My advice is to set CF so calculated hours are 10-15% over actual hours. This is more conservative and the dates calculated by Load Control will be easier to meet. Don't worry about selling less because your production will not follow these PPH and everyday you will have room for more orders as the plant finishes them.

 

in order of taking advantage of load control to calculate safe dates, you need at least one CCR per production line.

When a change in the product mix makes the CCR to shift from one resource to another, you may need 2 or at most 3 CCRs in a production line.

OTIF100 provides 6 CCRs to be configured. If you need only one, use only one.

You can combine CCRs to manage from one production line to a maximum of 6 production lines, with one CCR each.

Configuration of a CCR means two things: a) assigning hours per day and capacity for MTO (default is 100%); and b) assigning the appropriate value to PPH to each SKU that goes through that resource.

Each production line is governed by one CCR in a given period. However, some SKUs may consume more capacity in one resource and less in another whereas another SKU is the opposite.
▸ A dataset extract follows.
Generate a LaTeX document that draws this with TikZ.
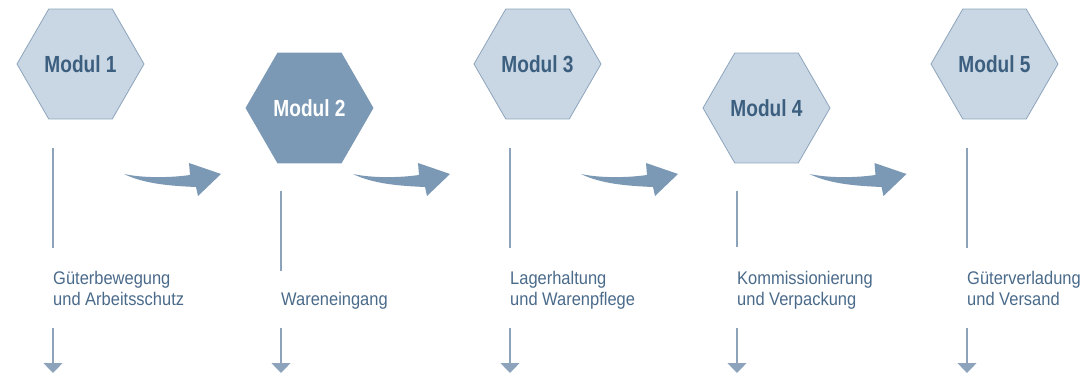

When product mix in a period varies it may result in CCR shifting from one resource to another.

To have a dynamic method to calculate possible dates to promise, OTIF100 allows up to have more than one resource to be potential CCRs. When product mix changes, CCRs may change, and OTIF100 will show the correct information at all times.

The ideal situation is to have only one CCR per production line. With two alternative CCRs you are covered for 99% of possibilities. The third is for those that want to be absolutely sure.

Yes. When an order is finished, you can mark it as finished and it will go to history, where you can do some analysis of your performance.
When you are using the automation to upload the work orders, all the orders that are not in the current uploaded file will be automatically considered as finished.